Depending on the style of treasure allocation, XP from combat tended to be between 1/3rd and 1/10th as much as the XP from treasure.

You played with a generous DM, or perhaps one who didn't know how to run monsters. If the DM wasn't worried about killing you and used tactics that many of the monsters would know and use, combats were not easy, especially when you factored in save or die and energy drains.

The question I have for that statement is, "Is relying on Save or Die or Energy Drains to challenge PCs fun?"

I dunno, then again, we left AD&D as soon as 2e came out and 2e was even worse - fighters really were damage gods.

The problem started in 1e Unearthed Arcana.

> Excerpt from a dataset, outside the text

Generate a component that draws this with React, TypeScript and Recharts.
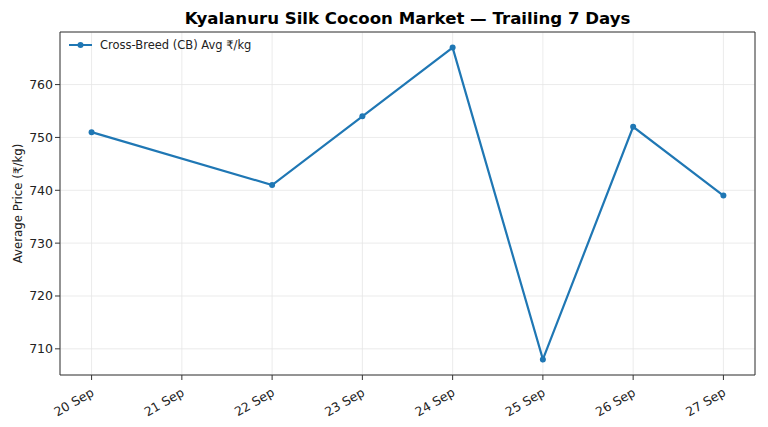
import React from "react";
import { LineChart, Line, XAxis, YAxis, CartesianGrid, ReferenceArea } from "recharts";

const days = [20, 22, 23, 24, 25, 26, 27];
const prices = [751, 741, 754, 767, 708, 752, 739];
const xTicks = [20, 21, 22, 23, 24, 25, 26, 27];
const yTicks = [710, 720, 730, 740, 750, 760];
const monthLabel = "Sep";

const data = days.map((d, i) => ({ day: d, price: prices[i] }));

const X_DOMAIN: [number, number] = [19.65, 27.35];
const Y_DOMAIN: [number, number] = [705.05, 769.95];
const FONT = "'DejaVu Sans', sans-serif";

const XTick = (props: any) => {
  const { x, y, payload } = props;
  const ax = x + 1;
  const ay = y + 9;
  return (
    <g>
      <text
        x={ax}
        y={ay}
        transform={`rotate(-30, ${ax}, ${ay})`}
        textAnchor="end"
        dominantBaseline="central"
        fontSize={12.5}
        fontFamily={FONT}
        fill="#222"
      >
        {`${payload.value} ${monthLabel}`}
      </text>
    </g>
  );
};

export default function App() {
  return (
    <div style={{ position: "relative", width: 768, height: 427, background: "#fff" }}>
      <style>{`body{margin:0}`}</style>
      <div
        style={{
          position: "absolute",
          top: 8,
          left: 60,
          width: 695,
          textAlign: "center",
          fontFamily: FONT,
          fontWeight: "bold",
          fontSize: 16.6,
          color: "#000",
          lineHeight: "22px",
          whiteSpace: "nowrap",
        }}
      >
        Kyalanuru Silk Cocoon Market — Trailing 7 Days
      </div>
      <LineChart
        width={768}
        height={427}
        data={data}
        margin={{ top: 32, right: 13, bottom: 0, left: 0 }}
      >
        <CartesianGrid stroke="#e6e6e6" strokeWidth={0.8} />
        <XAxis
          dataKey="day"
          type="number"
          domain={X_DOMAIN}
          ticks={xTicks}
          allowDataOverflow
          height={52}
          tick={<XTick />}
          tickSize={5}
          stroke="#333"
          tickLine={{ stroke: "#333" }}
          axisLine={false}
        />
        <YAxis
          type="number"
          domain={Y_DOMAIN}
          ticks={yTicks}
          allowDataOverflow
          width={60}
          tickSize={5}
          axisLine={false}
          tickLine={{ stroke: "#333" }}
          tick={{ fontSize: 12.5, fontFamily: FONT, fill: "#222" }}
          label={{
            value: "Average Price (₹/kg)",
            angle: -90,
            position: "insideLeft",
            offset: 18,
            style: { fontSize: 11.8, fontFamily: FONT, fill: "#222", textAnchor: "middle" },
          }}
        />
        <ReferenceArea
          x1={X_DOMAIN[0]}
          x2={X_DOMAIN[1]}
          y1={Y_DOMAIN[0]}
          y2={Y_DOMAIN[1]}
          fill="none"
          stroke="#333"
          strokeWidth={1}
          fillOpacity={0}
        />
        <Line
          dataKey="price"
          stroke="#1f77b4"
          strokeWidth={2.2}
          dot={{ r: 3, fill: "#1f77b4", stroke: "#1f77b4", strokeWidth: 0 }}
          activeDot={false}
          isAnimationActive={false}
        />
      </LineChart>
      <div
        style={{
          position: "absolute",
          top: 38,
          left: 68,
          display: "flex",
          alignItems: "center",
          fontFamily: FONT,
          fontSize: 11.5,
          color: "#222",
        }}
      >
        <svg width={26} height={10} style={{ marginRight: 6 }}>
          <line x1={1} y1={5} x2={24} y2={5} stroke="#1f77b4" strokeWidth={2} />
          <circle cx={12.5} cy={5} r={3} fill="#1f77b4" />
        </svg>
        <span>Cross-Breed (CB) Avg ₹/kg</span>
      </div>
    </div>
  );
}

Fighters post UA were dishing about twice as much damage at a given level as the game had been built around, but even before UA AD&D had a problem that almost everything in the game was a glass cannon capable of dishing out far more damage than it could take. I used to joke that the initiative roll was the mid-game of AD&D combat, and that round 1 was the end game. Any monster that went last in the round would never get an attack off.

Still there are a variety of things you could do about that. The most important is to not put your fights in 'tournament spaces'. Instead of arenas with flat floors, you put the fight where the PCs are at a disadvantage of some sort. And you use the sort of monsters that can actually manage to challenge PCs. You can also tweak monsters from the MM's a bit and end up with good challenges, which works well in any edition. For example, taking a standard Ogre and giving it better than normal equipment like plate mail and a two-handed sword can on its own make an encounter much more challenging. I wrote a short guide.

I left AD&D in the early 90's, frustrated by the amount of rules and changes that I felt at the time I'd need to make to get the game to work. In many ways, it's a terrible game. In many ways it's brilliant. I get occasionally struck by nostalgia for the game, and want to run it with the knowledge I've accumulated since the time I left it.